ACID compliance
Condensation is ACID compliant. The following discussion applies to the public and private data of an actor, as well as a system of actors communicating through messages.
Atomicity
To apply a transaction (data modification), a new tree is derived and uploaded onto the store. When ready, the hash of that new tree is added to the box, resulting in an atomic commit:
- Adding the hash applies the transaction in its entirety.
- If adding fails, the old state is retained in its entirety.
Since the data is forward-moving, removing obsolete hashes is merely cosmetic, and only affects the performance.
Note that the above atomicity directly depends on the atomicity of the store's add operation. This is usually easy to accomplish, even for raw storage:
- If all 32 bytes of the hash get correctly written to the storage system, the operation succeeds.

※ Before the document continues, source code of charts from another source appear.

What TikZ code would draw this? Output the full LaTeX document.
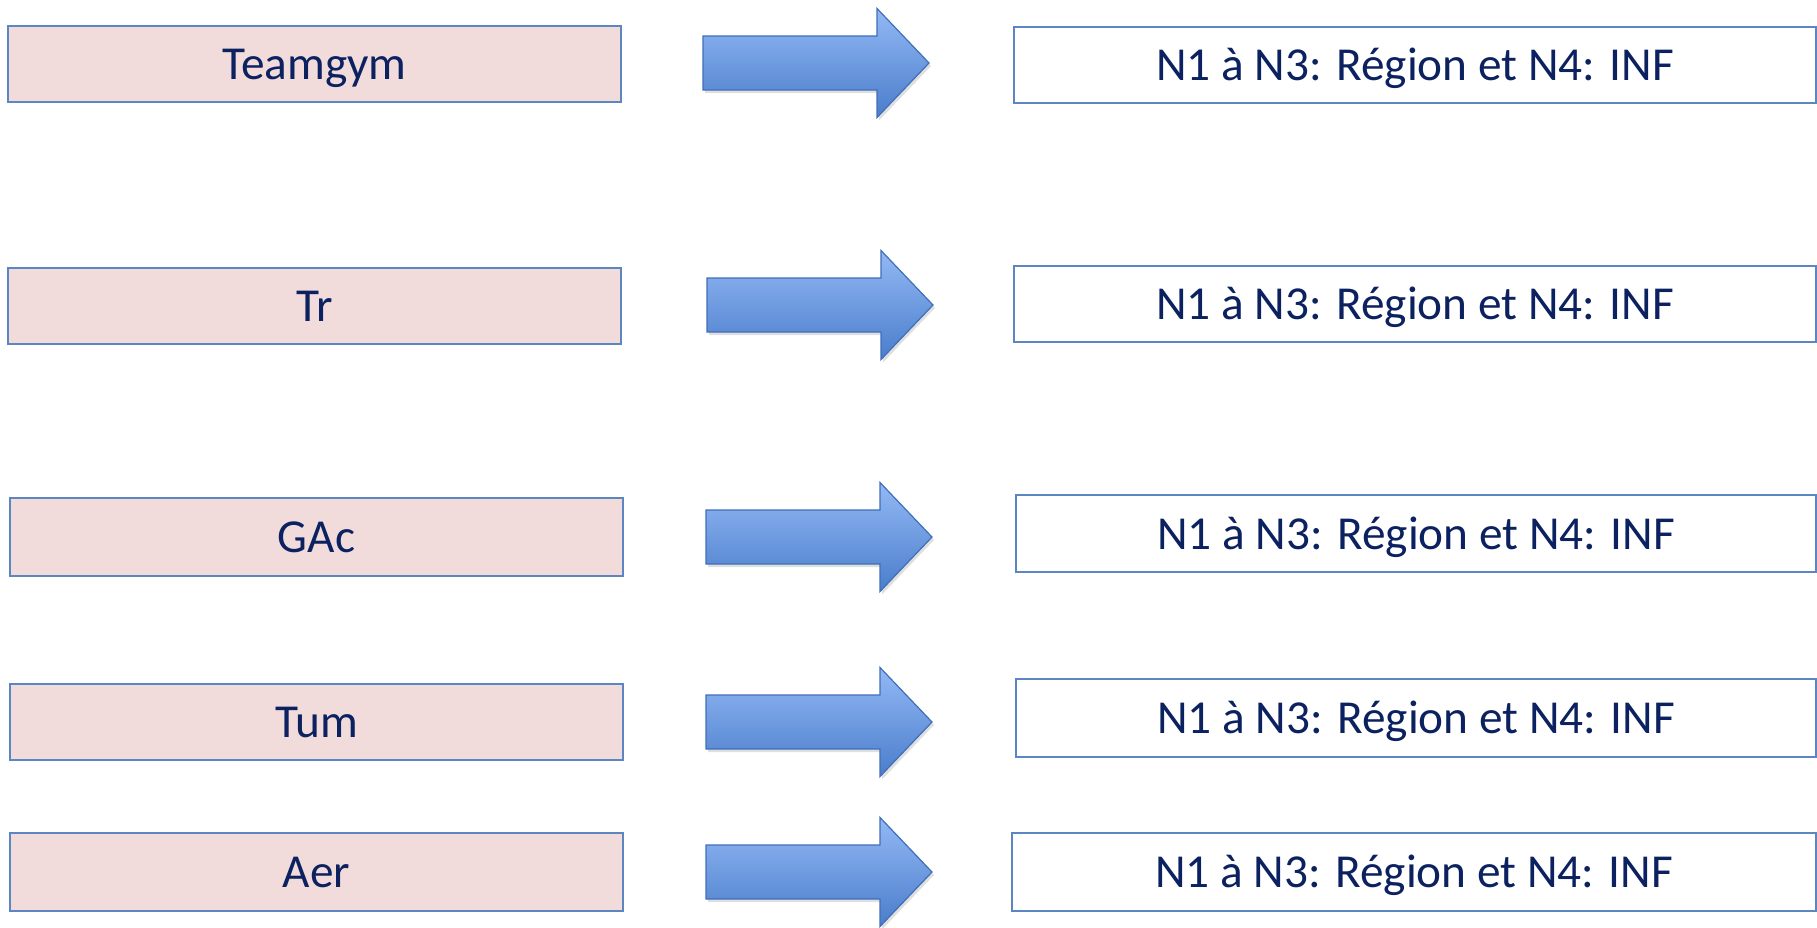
\documentclass[tikz,border=0pt]{standalone}
\usepackage{fontspec}
\setmainfont{Carlito}
\usetikzlibrary{shadows}
\definecolor{boxline}{HTML}{5B86C2}
\definecolor{pinkfill}{HTML}{F2DCDB}
\definecolor{txt}{HTML}{0B2160}
\definecolor{arrtop}{HTML}{93B9F5}
\definecolor{arrbot}{HTML}{4A7DCB}
\definecolor{arrline}{HTML}{3F6FB8}
\tikzset{
  srcbox/.style={draw=boxline, line width=1.4pt, fill=pinkfill, minimum width=613pt, minimum height=76pt, inner sep=0pt, text height=31pt, text depth=0pt, text=txt, font=\fontsize{47.3}{56}\selectfont},
  dstbox/.style={draw=boxline, line width=1.4pt, fill=white, minimum width=802pt, minimum height=76pt, inner sep=0pt, text height=31pt, text depth=0pt, text=txt, font=\fontsize{47.3}{56}\selectfont},
  fatarrow/.style={draw=arrline, line width=1.2pt, top color=arrtop, bottom color=arrbot, line join=miter,
    drop shadow={opacity=0.25, shadow xshift=2pt, shadow yshift=-3pt}}
}
\newcommand{\myarrow}[3]{% name, shaft left x, centre y
  \coordinate (#1) at (#2,#3);
  \path[fatarrow] (#2,#3-27) -- ++(174,0) -- ++(0,-27.5) -- (#2+226,#3) -- (#2+174,#3+54.5) -- ++(0,-27.5) -- (#2,#3+27) -- cycle;
}
\begin{document}
\begin{tikzpicture}[x=1pt,y=-1pt]
\useasboundingbox (0,0) rectangle (1817,927);
% left boxes
\node[srcbox] (s1) at (314.5,64) {Teamgym};
\node[srcbox] (s2) at (314.5,306) {Tr};
\node[srcbox, minimum height=78pt] (s3) at (316.5,537) {GAc};
\node[srcbox] (s4) at (316.5,722) {Tum};
\node[srcbox, minimum height=78pt] (s5) at (316.5,872) {Aer};
% right boxes
\node[dstbox] (d1) at (1415,65) {N1 à N3: Région et N4: INF};
\node[dstbox] (d2) at (1415,304) {N1 à N3: Région et N4: INF};
\node[dstbox, minimum width=800pt, minimum height=77pt] (d3) at (1416,533.5) {N1 à N3: Région et N4: INF};
\node[dstbox, minimum width=800pt, minimum height=78pt] (d4) at (1416,718) {N1 à N3: Région et N4: INF};
\node[dstbox, minimum width=804pt, minimum height=78pt] (d5) at (1414,872) {N1 à N3: Région et N4: INF};
% arrows
\myarrow{a1}{703}{63}
\myarrow{a2}{707}{305}
\myarrow{a3}{706}{537}
\myarrow{a4}{706}{722}
\myarrow{a5}{706}{872}
\end{tikzpicture}
\end{document}
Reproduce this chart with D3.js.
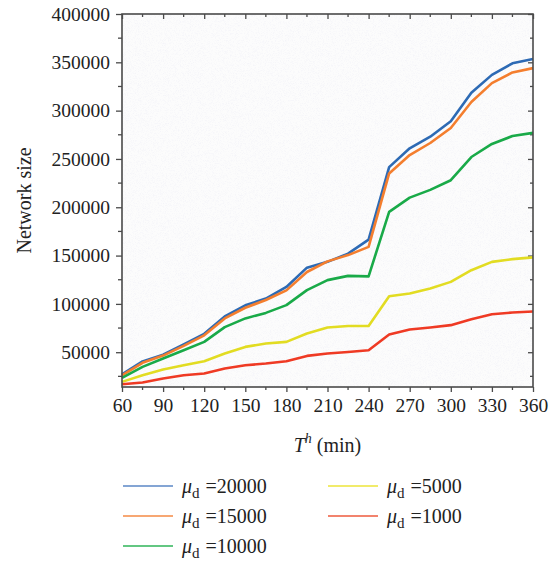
<!DOCTYPE html>
<html>
<head>
<meta charset="utf-8">
<script src="https://cdn.jsdelivr.net/npm/d3@7"></script>
<style>
  body { margin: 0; background: #fff; }
  svg { display: block; font-family: "Liberation Serif", "DejaVu Serif", serif; }
</style>
</head>
<body>
<div id="chart"></div>
<script>
/**
 * DATA
 * */
const times = [60, 75, 90, 105, 120, 135, 150, 165, 180, 195, 210, 225, 240, 255, 270, 285, 300, 315, 330, 345, 360];

const mu20000 = [27000, 40500, 47500, 58000, 69000, 87000, 98500, 105500, 117500, 137500, 143500, 152000, 166500, 241500, 261000, 273000, 289000, 318500, 337000, 349000, 353500];
const mu15000 = [26000, 39000, 46500, 56500, 67500, 85000, 96000, 104000, 114000, 133000, 144000, 150500, 159000, 235000, 254000, 266500, 282000, 309000, 328500, 339500, 344000];
const mu10000 = [23500, 34800, 43500, 52000, 60700, 76000, 85000, 90700, 98700, 114200, 124600, 129000, 128500, 195300, 210000, 218000, 228000, 252000, 265500, 273700, 277000];
const mu5000 = [19300, 26200, 32100, 36500, 40700, 48600, 55500, 59000, 60700, 69300, 75600, 77200, 77200, 108000, 110800, 116000, 122800, 134900, 143500, 146300, 148100];
const mu1000 = [16900, 18600, 22800, 26200, 27900, 33100, 36500, 38300, 40700, 46200, 48600, 50300, 52100, 68300, 73500, 75600, 78000, 84200, 89300, 91100, 92100];

const seriesNames = ["20000", "15000", "10000", "5000", "1000"];
const seriesValues = [mu20000, mu15000, mu10000, mu5000, mu1000];
const seriesColors = ["#2d6ab4", "#f47e2e", "#19aa48", "#e2dc22", "#ef3a24"];
const legendColors = ["#5b87c6", "#f58a45", "#2fb458", "#ece43a", "#ee5a3c"];

const xTicks = [60, 90, 120, 150, 180, 210, 240, 270, 300, 330, 360];
const yTicks = [50000, 100000, 150000, 200000, 250000, 300000, 350000, 400000];

/**
 * CONSTANTS
 * */
const width = 558, height = 561;
const margin = { top: 14, left: 122, right: 25, bottom: 174 };
const plotW = width - margin.left - margin.right;
const plotH = height - margin.top - margin.bottom;
const frameColor = "#4a4a4a";

const svg = d3.select("#chart").append("svg")
  .attr("width", width)
  .attr("height", height);

const x = d3.scaleLinear().domain([60, 360]).range([margin.left, margin.left + plotW]);
const y = d3.scaleLinear().domain([14000, 400000]).range([margin.top + plotH, margin.top]);

// speckled plot background
const defs = svg.append("defs");
const noise = defs.append("filter").attr("id", "speckle")
  .attr("x", 0).attr("y", 0).attr("width", "100%").attr("height", "100%");
noise.append("feTurbulence").attr("type", "fractalNoise").attr("baseFrequency", 1.4).attr("numOctaves", 1).attr("seed", 3).attr("result", "n");
noise.append("feColorMatrix").attr("in", "n").attr("type", "matrix")
  .attr("values", "0 0 0 0 0.6  0 0 0 0 0.6  0 0 0 0 0.8  0 0 0 -2.2 1.2");

svg.append("rect")
  .attr("x", margin.left).attr("y", margin.top)
  .attr("width", plotW).attr("height", plotH)
  .attr("fill", "#fcfcfc");
svg.append("rect")
  .attr("x", margin.left).attr("y", margin.top)
  .attr("width", plotW).attr("height", plotH)
  .attr("filter", "url(#speckle)")
  .attr("opacity", 0.2);

// axes
const minorX = d3.range(75, 360, 30);
const minorY = d3.range(25000, 400000, 50000);

const bottomAxis = svg.append("g").attr("transform", `translate(0,${margin.top + plotH})`);
bottomAxis.call(d3.axisBottom(x).tickValues(xTicks).tickSize(5).tickPadding(6).tickFormat(d3.format("d")));
bottomAxis.selectAll(".minor").data(minorX).join("line").attr("class", "minor")
  .attr("x1", d => x(d)).attr("x2", d => x(d)).attr("y1", 0).attr("y2", 3);

const leftAxis = svg.append("g").attr("transform", `translate(${margin.left},0)`);
leftAxis.call(d3.axisLeft(y).tickValues(yTicks).tickSize(6).tickPadding(6).tickFormat(d3.format("d")));
leftAxis.selectAll(".minor").data(minorY).join("line").attr("class", "minor")
  .attr("y1", d => y(d)).attr("y2", d => y(d)).attr("x1", 0).attr("x2", -4);

const topAxis = svg.append("g").attr("transform", `translate(0,${margin.top})`);
topAxis.call(d3.axisBottom(x).tickValues(xTicks).tickSize(5).tickFormat(""));
topAxis.selectAll(".minor").data(minorX).join("line").attr("class", "minor")
  .attr("x1", d => x(d)).attr("x2", d => x(d)).attr("y1", 0).attr("y2", 3);

const rightAxis = svg.append("g").attr("transform", `translate(${margin.left + plotW},0)`);
rightAxis.call(d3.axisLeft(y).tickValues(yTicks).tickSize(5).tickFormat(""));
rightAxis.selectAll(".minor").data(minorY).join("line").attr("class", "minor")
  .attr("y1", d => y(d)).attr("y2", d => y(d)).attr("x1", 0).attr("x2", -3);

svg.selectAll(".domain").remove();
svg.selectAll(".tick line, .minor").attr("stroke", frameColor).attr("stroke-width", 1.3);
svg.selectAll(".tick text")
  .attr("fill", "#222")
  .style("font-size", "19.5px")
  .style("font-family", "'Liberation Serif', 'DejaVu Serif', serif");

// lines
const line = d3.line()
  .x((d, i) => x(times[i]))
  .y(d => y(d));

svg.append("g").selectAll("path")
  .data(seriesValues)
  .join("path")
  .attr("d", d => line(d))
  .attr("fill", "none")
  .attr("stroke", (d, i) => seriesColors[i])
  .attr("stroke-width", 2.6)
  .attr("stroke-linejoin", "round");

// frame
svg.append("rect")
  .attr("x", margin.left).attr("y", margin.top)
  .attr("width", plotW).attr("height", plotH)
  .attr("fill", "none")
  .attr("stroke", frameColor)
  .attr("stroke-width", 1.6);

// axis titles
svg.append("text")
  .attr("transform", `translate(31,${margin.top + plotH / 2}) rotate(-90)`)
  .attr("text-anchor", "middle")
  .attr("fill", "#222")
  .style("font-size", "20px")
  .text("Network size");

const xt = svg.append("text")
  .attr("x", margin.left + plotW / 2)
  .attr("y", 452)
  .attr("text-anchor", "middle")
  .attr("fill", "#222")
  .style("font-size", "20px");
xt.append("tspan").style("font-style", "italic").text("T");
xt.append("tspan").style("font-style", "italic").style("font-size", "14px").attr("dy", -9).text("h");
xt.append("tspan").attr("dy", 9).text(" (min)");

// legend
const legendPos = [[123, 486], [123, 516], [123, 546], [328, 486], [328, 516]];
const legend = svg.append("g").selectAll("g")
  .data(seriesNames)
  .join("g")
  .attr("transform", (d, i) => `translate(${legendPos[i][0]},${legendPos[i][1]})`);

legend.append("line")
  .attr("x1", 0).attr("x2", 50)
  .attr("stroke", (d, i) => legendColors[i])
  .attr("stroke-width", 1.6);

const lt = legend.append("text")
  .attr("x", 59).attr("y", 7)
  .attr("fill", "#222")
  .style("font-size", "20px");
lt.append("tspan").style("font-style", "italic").text("μ");
lt.append("tspan").style("font-size", "15px").attr("dy", 5).text("d");
lt.append("tspan").attr("dy", -5).attr("dx", 6).text(d => "=" + d);
</script>
</body>
</html>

- If one or more bits are not written, or flipped, the resulting hash very likely does not point to an existing object, and is therefore invalid. The old state remains.
Consistency
Each transaction moves the data from one valid state to another valid state of the forward-moving data structure. Higher-level constraints have to be implemented by the application.
Isolation
Multiple independent transactions may run concurrently, and won't affect each other. When reading the data, all changes are be merged.
Durability
A committed transaction is durable on the applied store, and will remain committed throughout the lifetime of the store.
The lifetime of a store depends on the nature of the underlying storage system. On non-volatile storage, such as a hard disk or solid state drive, a store lives until the drive fails, or until the store is wiped. On volatile memory, such as RAM, a store lives until power is removed, or until the process managing the store exits.